Sizlere tavsiyemiz 200 liranın üzerinde 201 lira yevmiye vermeyiniz. Aksi durumda birimiz 210 verir ise sürekli daha fazlasını isteyeceklerdir farklı fazla ve 200 lira üzerinde ödeme yapmayacağınız düşüncelerim ile saygı ve sevgilerimi sunuyorum. Allah’a emanet olun" demiş.
Kendi esnafını korumak için üyelerine böyle bir tavsiye mesajı geçmiş olabilir. Oda başkanı olarak elbette buna hakkı vardır. Görevi zaten kendi esnafının çıkarlarını korumak değil mi? bu yüzden Yasin Arslan'a söylenebilecek tek bir kelime bile olamaz!
Ama diğer yönden şoförler de kendi haklarını savunmak için elbette ellerinden geleni arkasına koymayacaktır.
Olaya bir de başka yönden bakacak olursanız, yaklaşık 1 milyon değerinde ve yüzlerce canları, insanları taşıyan otobüsü teslim ettiğiniz gariban şoföre 10 lirayı çok mu görüyorsunuz sayın başkan?
Kendi cebiniz söz konusu olduğunda maliyetleri, girdi fiyatlarını ardı ardına sıralayıp, ABB meclisinden hem mazot destek paralarını cebinize indiriyor, hem de yeni aldığınız zamları güle güle yiyorsunuz da azıcık, siz otobüs sahipleri olarak yeni elde ettiğiniz destek ve zamların yanında mini minnacık bir meblağı şoför esnafına çok mu görüyorsunuz? Ne olur sanki, 10 lira değil de, 50 lira fazla verseniz şoföre? Batar mısınız 50 lirayla? Otobüs şoför esnafı evine bir kilo patatesi fazla alır diye mi korkuyorsunuz? Çocuklarının kursağına bir kilo meyve fazla girer diye mi bu kadar tantana?

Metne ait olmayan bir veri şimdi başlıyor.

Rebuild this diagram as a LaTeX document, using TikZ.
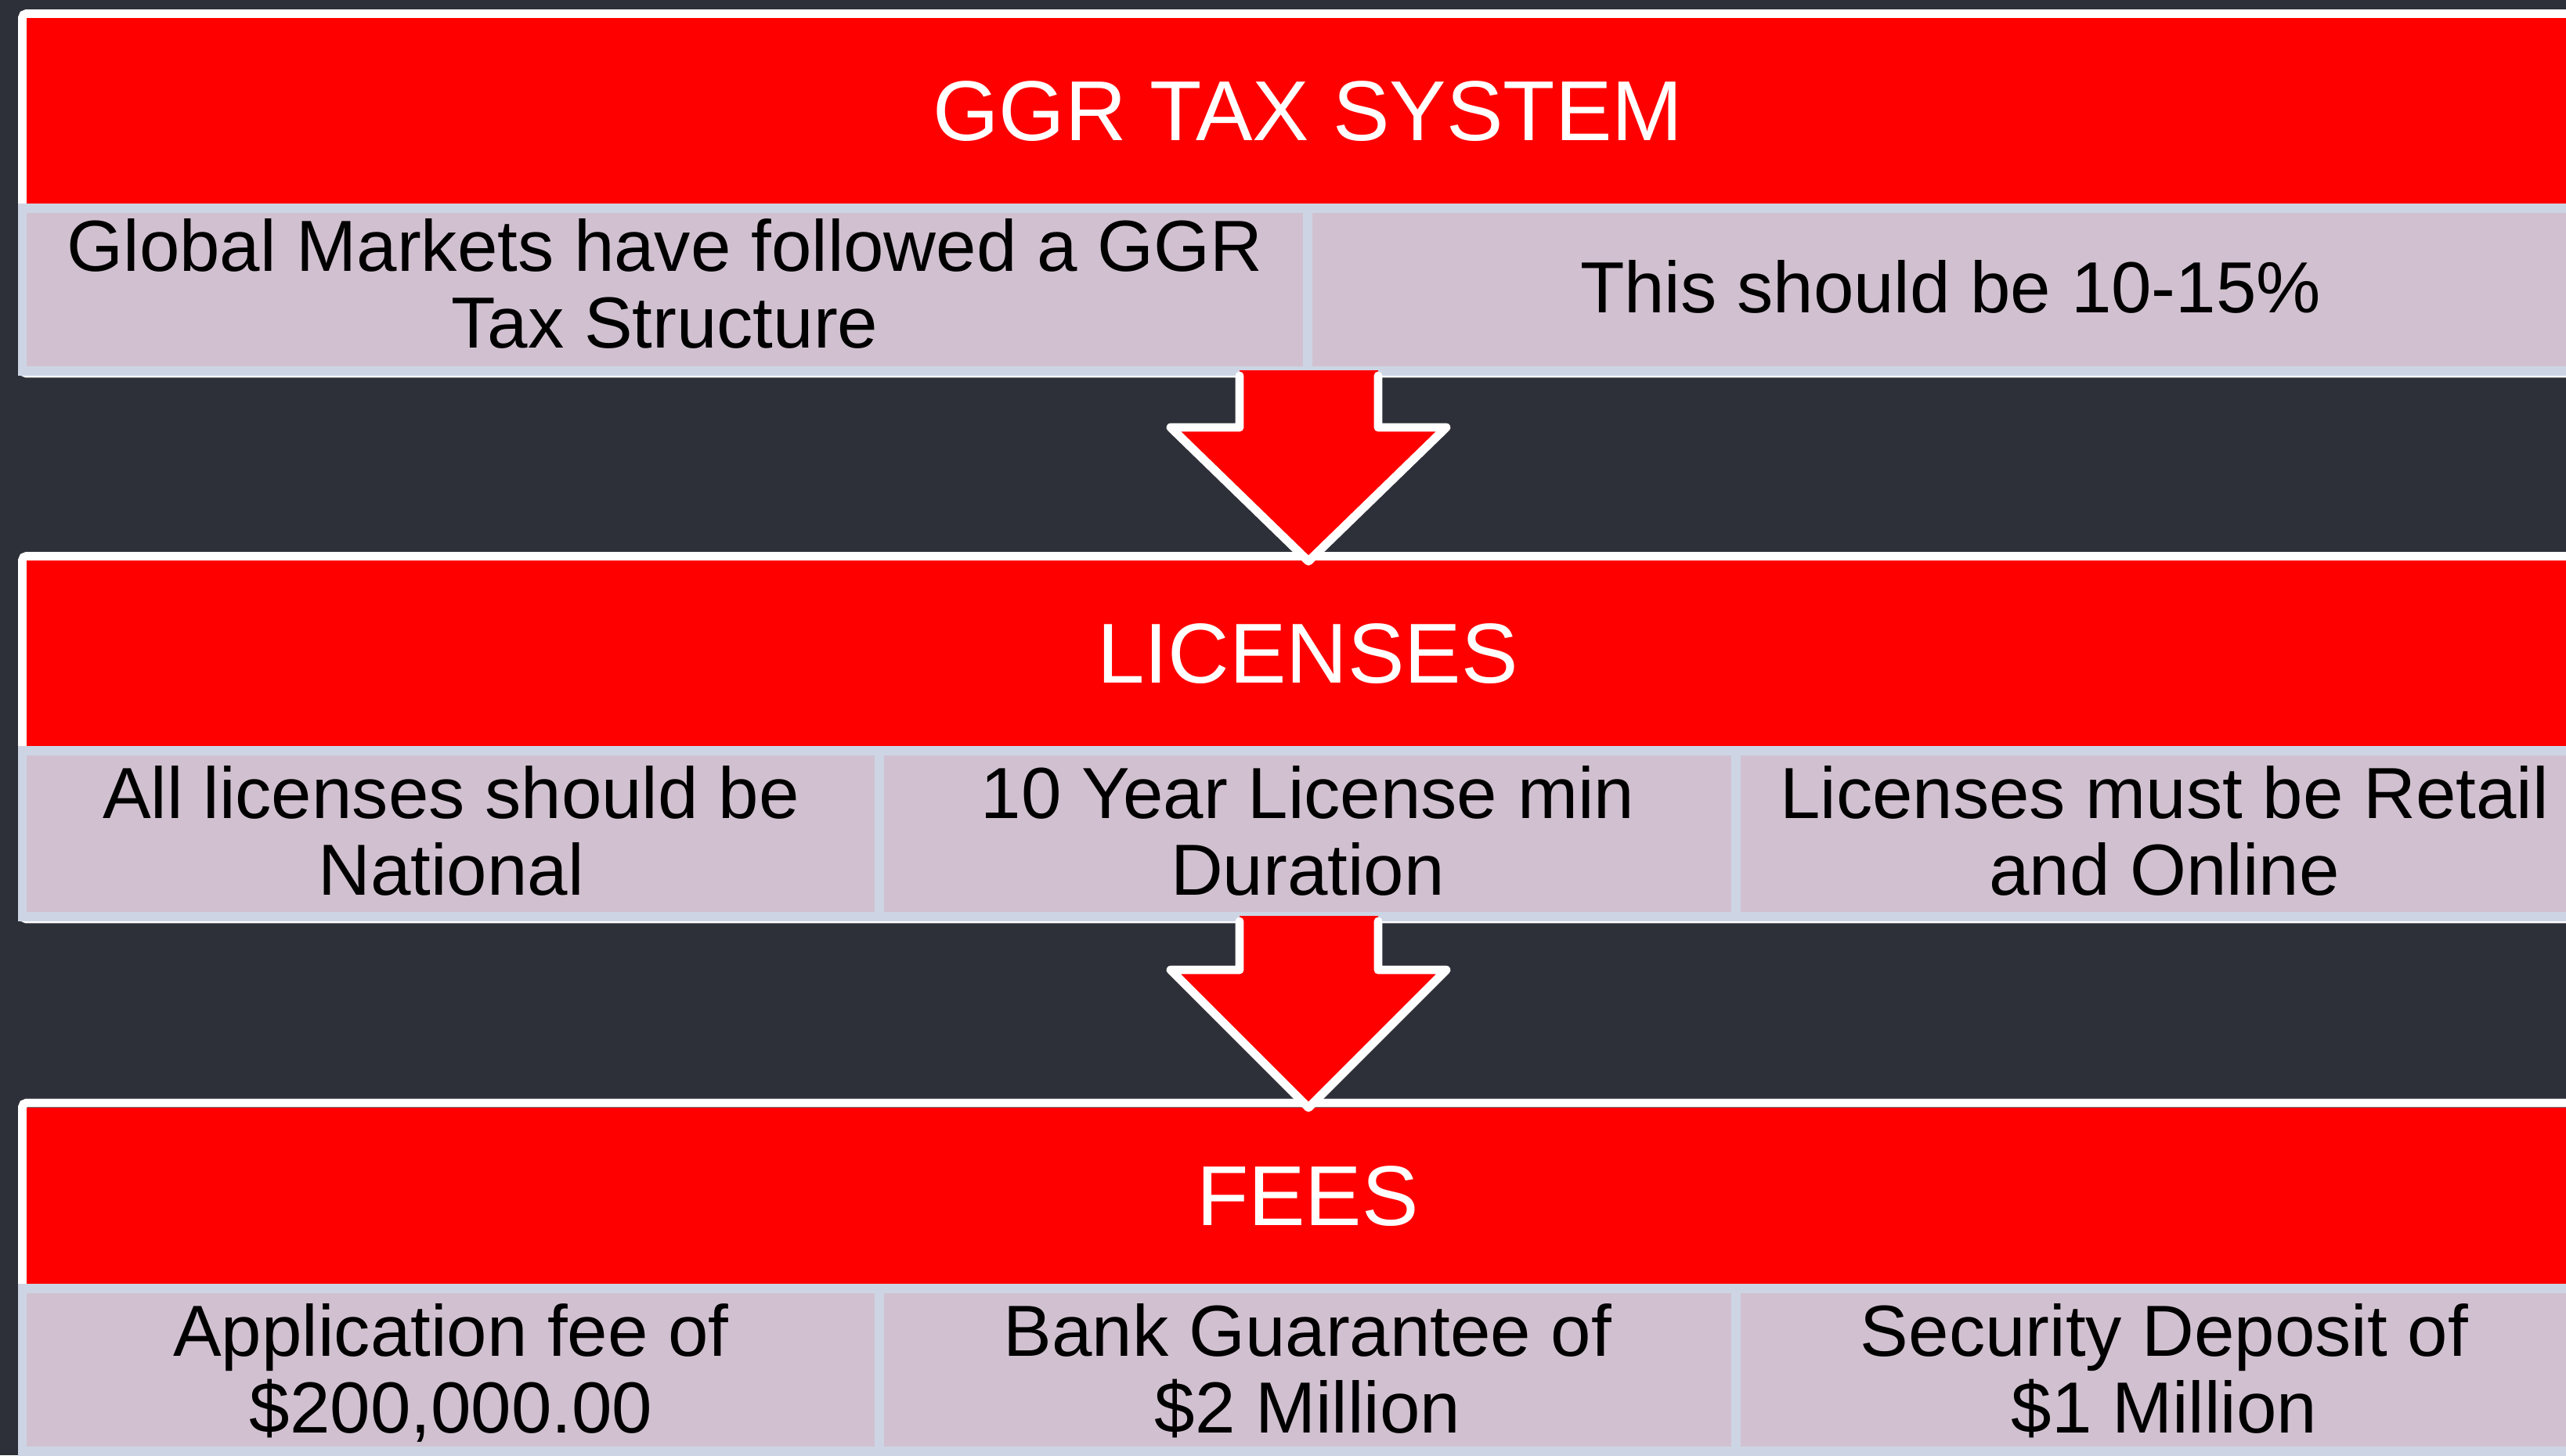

Size bir örnek vereyim. Zamanında Asil Nadir, Atatürk parkındaki Sheraton Otelini yaptırırken, denetime gelmiş. İngiltere Kraliyet ailesiyle içli-dışlı olan en büyük patron işçilerin yanına gitmiş ve "Benden bir isteğiniz var mı?" diye soruyor. İşçiler zam filan demiyorlar, "Yönetim kadrosundakiler plastik masa sandalye de yemek yiyorlar, bizler ise tahta banklarda yemek yiyoruz. Onlar porselen tabakta yemek yiyor, biz ise paslanmaz tabldotta yiyoruz. Bizde plastik masa-sandalyede ve porselen tabakta yemek yemek istiyoruz" diyorlar.

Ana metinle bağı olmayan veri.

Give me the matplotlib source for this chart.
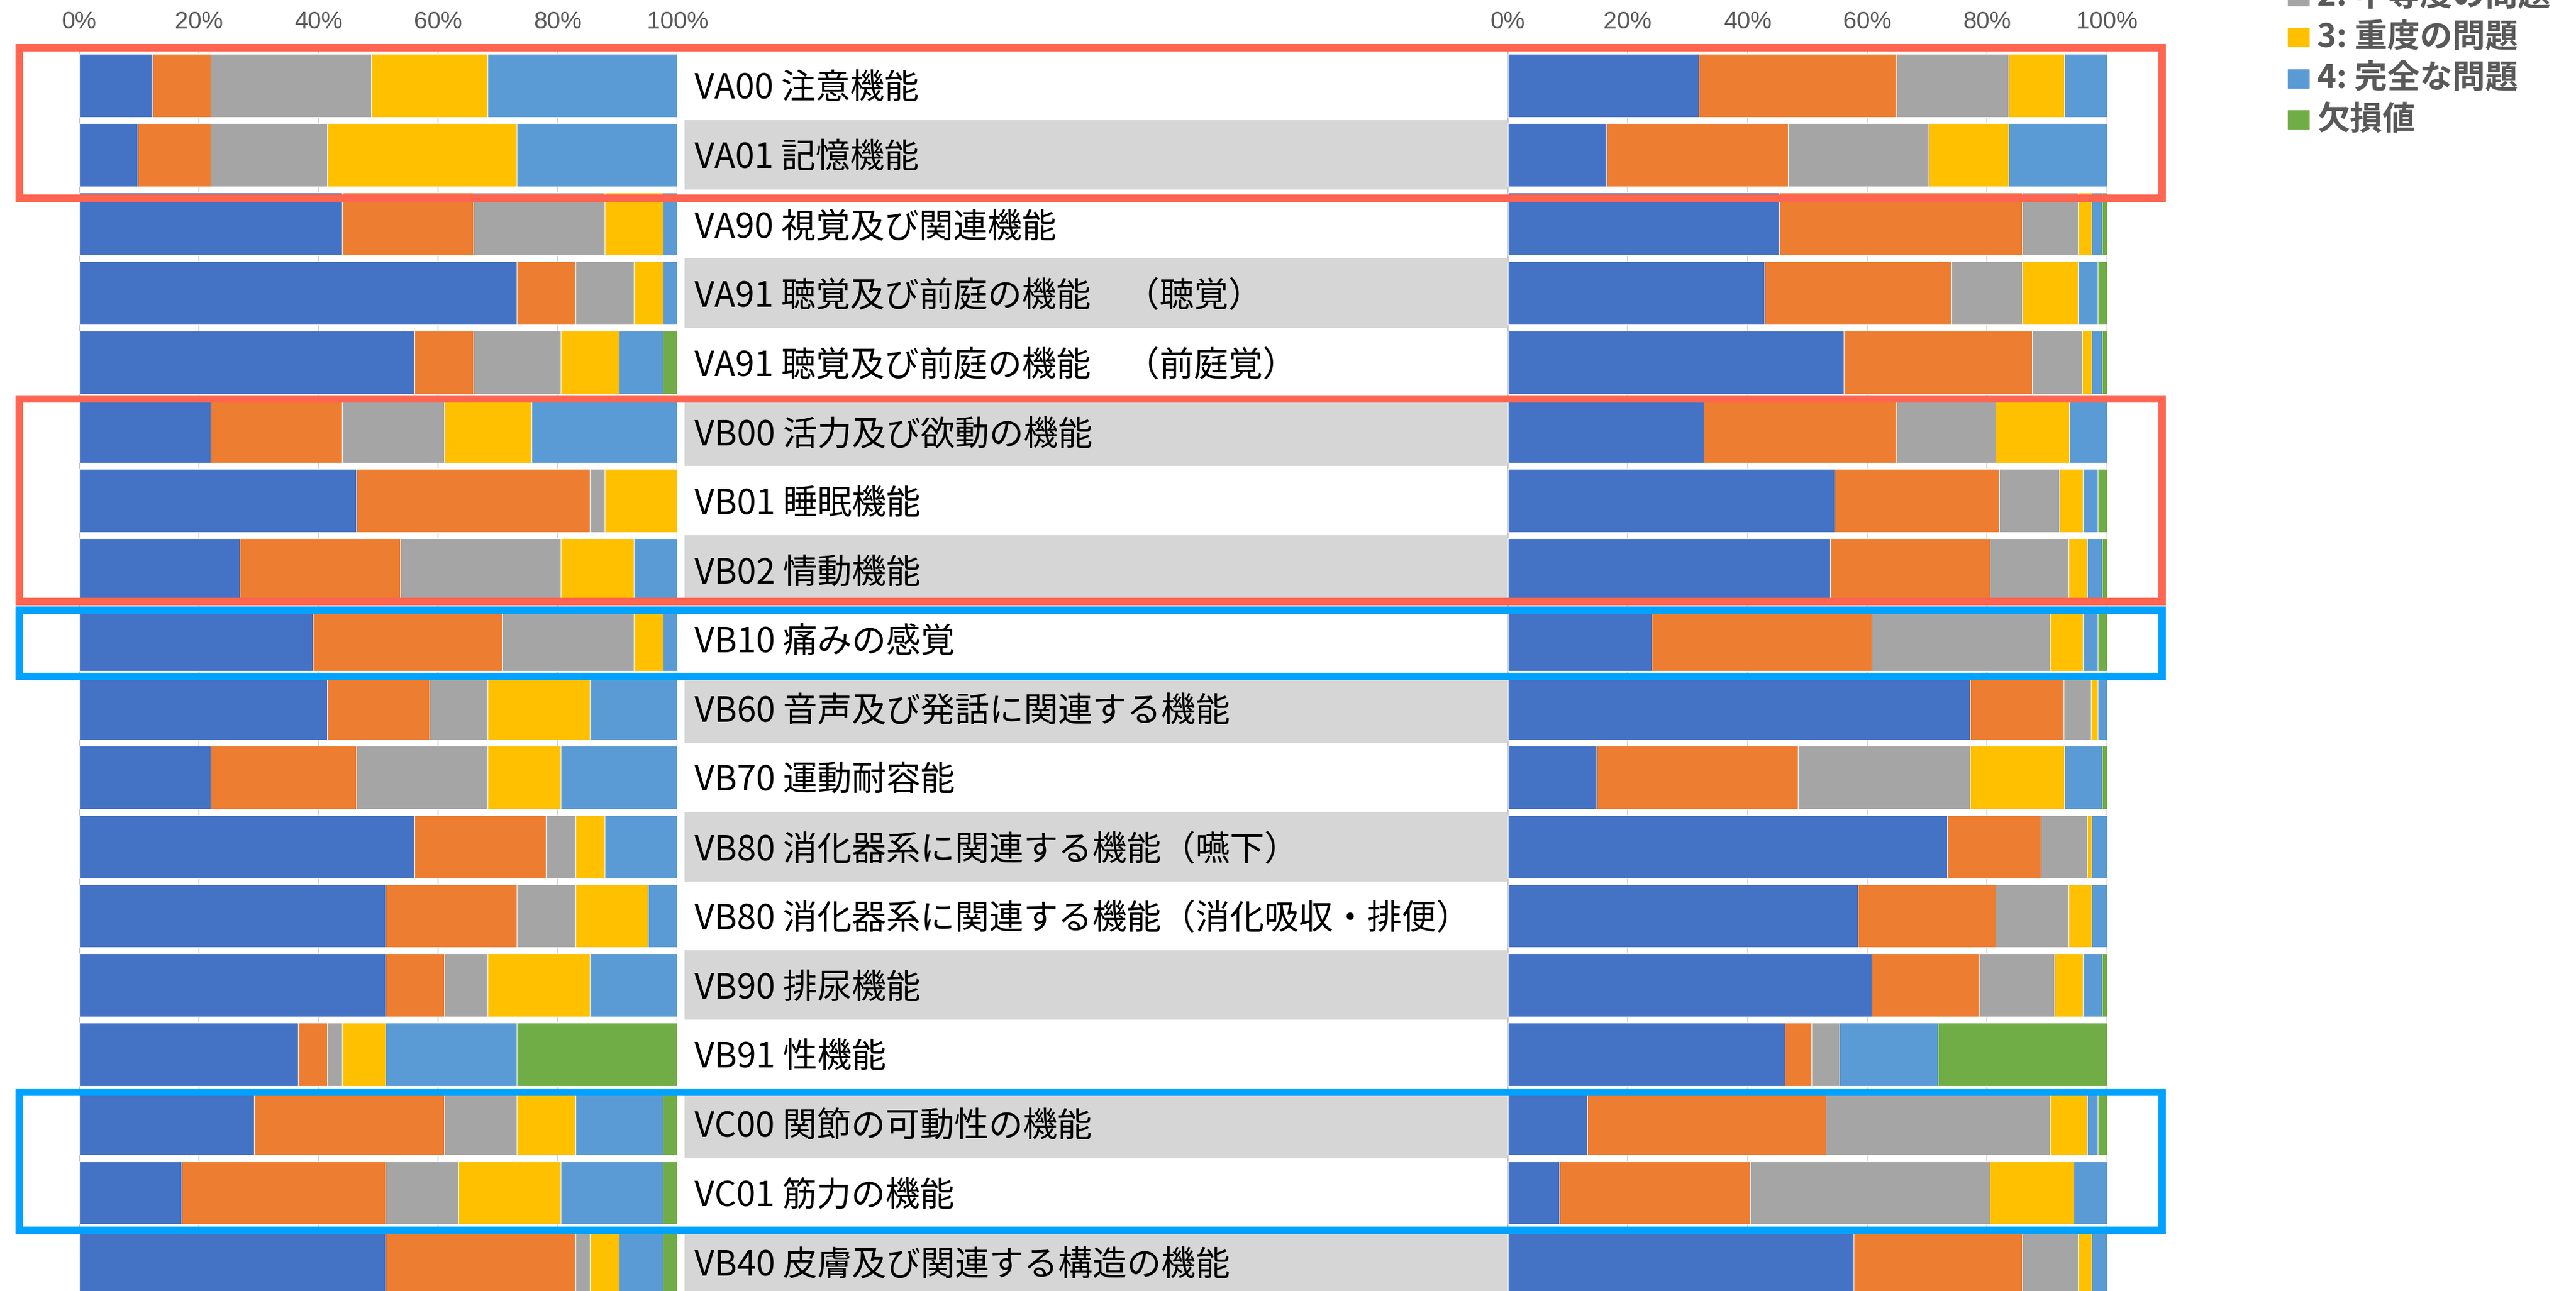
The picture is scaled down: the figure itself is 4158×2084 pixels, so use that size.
import numpy as np
import matplotlib
matplotlib.use('Agg')
import matplotlib.pyplot as plt
from matplotlib.patches import Rectangle
from matplotlib.transforms import blended_transform_factory

plt.rcParams['font.family'] = ['Noto Sans CJK JP', 'DejaVu Sans']

# ICF qualifier categories
levels = ['0: 問題なし', '1: 軽度の問題', '2: 中等度の問題', '3: 重度の問題', '4: 完全な問題', '欠損値']
colors = ['#4472C4', '#ED7D31', '#A5A5A5', '#FFC000', '#5B9BD5', '#70AD47']

items = [
    'VA00 注意機能',
    'VA01 記憶機能',
    'VA90 視覚及び関連機能',
    'VA91 聴覚及び前庭の機能　（聴覚）',
    'VA91 聴覚及び前庭の機能　（前庭覚）',
    'VB00 活力及び欲動の機能',
    'VB01 睡眠機能',
    'VB02 情動機能',
    'VB10 痛みの感覚',
    'VB60 音声及び発話に関連する機能',
    'VB70 運動耐容能',
    'VB80 消化器系に関連する機能（嚥下）',
    'VB80 消化器系に関連する機能（消化吸収・排便）',
    'VB90 排尿機能',
    'VB91 性機能',
    'VC00 関節の可動性の機能',
    'VC01 筋力の機能',
    'VB40 皮膚及び関連する構造の機能',
]

# left panel: counts per level (n = 41)
left_counts = np.array([
    [5, 4, 11, 8, 13, 0],
    [4, 5, 8, 13, 11, 0],
    [18, 9, 9, 4, 1, 0],
    [30, 4, 4, 2, 1, 0],
    [23, 4, 6, 4, 3, 1],
    [9, 9, 7, 6, 10, 0],
    [19, 16, 1, 5, 0, 0],
    [11, 11, 11, 5, 3, 0],
    [16, 13, 9, 2, 1, 0],
    [17, 7, 4, 7, 6, 0],
    [9, 10, 9, 5, 8, 0],
    [23, 9, 2, 2, 5, 0],
    [21, 9, 4, 5, 2, 0],
    [21, 4, 3, 7, 6, 0],
    [15, 2, 1, 3, 9, 11],
    [12, 13, 5, 4, 6, 1],
    [7, 14, 5, 7, 7, 1],
    [21, 13, 1, 2, 3, 1],
])

# right panel: percentages per level
right_pct = np.array([
    [31.9, 33.0, 18.7, 9.3, 7.1, 0.0],
    [16.4, 30.4, 23.5, 13.3, 16.4, 0.0],
    [45.3, 40.6, 9.3, 2.3, 1.7, 0.8],
    [42.8, 31.3, 11.8, 9.3, 3.3, 1.5],
    [56.1, 31.4, 8.4, 1.6, 1.7, 0.8],
    [32.7, 32.2, 16.5, 12.3, 6.3, 0.0],
    [54.5, 27.6, 10.0, 3.9, 2.5, 1.5],
    [53.8, 26.7, 13.1, 3.1, 2.5, 0.8],
    [24.0, 36.7, 29.8, 5.5, 2.5, 1.5],
    [77.2, 15.6, 4.6, 1.1, 1.5, 0.0],
    [14.8, 33.6, 28.8, 15.7, 6.3, 0.8],
    [73.4, 15.6, 7.7, 0.8, 2.5, 0.0],
    [58.5, 22.9, 12.2, 3.9, 2.5, 0.0],
    [60.7, 18.0, 12.6, 4.7, 3.2, 0.8],
    [46.2, 4.5, 4.7, 0.0, 16.4, 28.2],
    [13.2, 39.9, 37.4, 6.2, 1.8, 1.5],
    [8.6, 31.9, 40.0, 14.0, 5.5, 0.0],
    [57.7, 28.2, 9.3, 2.3, 2.5, 0.0],
])

# highlight boxes (row span top/bottom, colour)
boxes = [(-0.55, 1.63, '#FF6550'), (4.53, 7.46, '#FF6550'),
         (7.58, 8.54, '#00A2FF'), (14.55, 16.54, '#00A2FF')]

W, H = 4158, 2084
fig = plt.figure(figsize=(W / 100, H / 100), dpi=100)

n = len(items)
y = np.arange(n)
ylim = (17.42, -0.5)
ax_bottom = 0.0
ax_h = 1 - 82.2 / H


def panel(x0, x1, data):
    ax = fig.add_axes([x0 / W, ax_bottom, (x1 - x0) / W, ax_h])
    pct = data / data.sum(axis=1, keepdims=True) * 100
    left = np.zeros(n)
    for k in range(len(levels)):
        ax.barh(y, pct[:, k], left=left, height=0.91, color=colors[k],
                edgecolor='white', linewidth=0.6, zorder=3)
        left += pct[:, k]
    ax.set_xlim(0, 100)
    ax.set_ylim(*ylim)
    ax.set_xticks([0, 20, 40, 60, 80, 100])
    ax.set_xticklabels(['0%', '20%', '40%', '60%', '80%', '100%'],
                       fontsize=28, color='#595959', family=['Liberation Sans'])
    ax.xaxis.tick_top()
    ax.tick_params(axis='x', length=0, pad=20)
    ax.set_yticks([])
    ax.grid(axis='x', color='#D9D9D9', linewidth=1.5, zorder=0)
    ax.set_axisbelow(True)
    for s in ['top', 'right', 'bottom']:
        ax.spines[s].set_visible(False)
    ax.spines['left'].set_color('#BFBFBF')
    ax.spines['left'].set_linewidth(1.2)
    return ax


axL = panel(127.8, 1093.4, left_counts)
axR = panel(2434, 3400.5, right_pct)

# label column
axT = fig.add_axes([1105 / W, ax_bottom, (2434 - 1105) / W, ax_h])
axT.set_xlim(0, 1)
axT.set_ylim(*ylim)
axT.axis('off')
axT.barh(y[1::2], 1, left=0, height=1.0, color='#D6D6D6', zorder=1)
for i, name in enumerate(items):
    axT.text(0.012, i + 0.05, name, fontsize=40, va='center', ha='left', color='black', zorder=2)

# highlight frames
tr = blended_transform_factory(fig.transFigure, axL.transData)
for top, bot, col in boxes:
    fig.patches.append(Rectangle((31 / W, top), (3490 - 31) / W, bot - top,
                                 transform=tr, fill=False, edgecolor=col,
                                 linewidth=8.6, zorder=10))

# legend (top part runs off the canvas, as in the source)
for k, (lab, col) in enumerate(zip(levels, colors)):
    yc = 193 - (len(levels) - 1 - k) * 66.5
    fig.patches.append(Rectangle((3693 / W, 1 - (yc + 15) / H), 34 / W, 30 / H,
                                 transform=fig.transFigure, color=col))
    fig.text(3740 / W, 1 - yc / H, lab, fontsize=38, color='#595959',
             fontweight='bold', va='center', ha='left')

fig.savefig('out.png', dpi=100)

İşçiler, yaptıkları işte zam olayını bir kenara bırakmışlar, kendilerini 2. sınıf gibi gösteren bu uygulamaya çok içerlemişler meğer. Derhal işçilerin isteklerinin yerine getirilmesi ve onlarından plastik masa-sandalye ve porselen tabaklarda yemek yemelerinin sağlanması talimatını veriyor.
Asil Nadir yanındakilere hitaben, "Bu adam en az maaşı alan ama işi bizzat elleriyle yapan adam. Bu adamlar İngiltere'den bin bir zahmetle getirttiğimiz, tanesi en az bin sterlinlik avizeleri takıyorlar. Üç kuruşluk plastik masa da yemek yemedim diye, sırf bu yüzden binlerce sterlinlik avizeyi takarken elinden kasten düşürse ne yapacağız? Plastik masa için girdiğimiz zararı görebiliyor musunuz? Şimdi o işçi benim malıma benden daha iyi bakacağından emin olabilirsiniz" diyor.
Sevgili araç sahipleri, sizde milyonluk araçlarınızı, 200 lira verdiğiniz şoföre teslim ediyorsunuz, farkındasınız değil mi?
Bence şoförlerle oturup anlaşmaya varmakta fayda vardır. Böyle restleşmeyle hem siz, hem şoförler, hem de vatandaş zarar görecek. Zarar gören vatandaş ise faturayı kime kesecek? Ben söyleyeyim, sadece ABB Başkanı Muhittin Böcek'e kesecektir.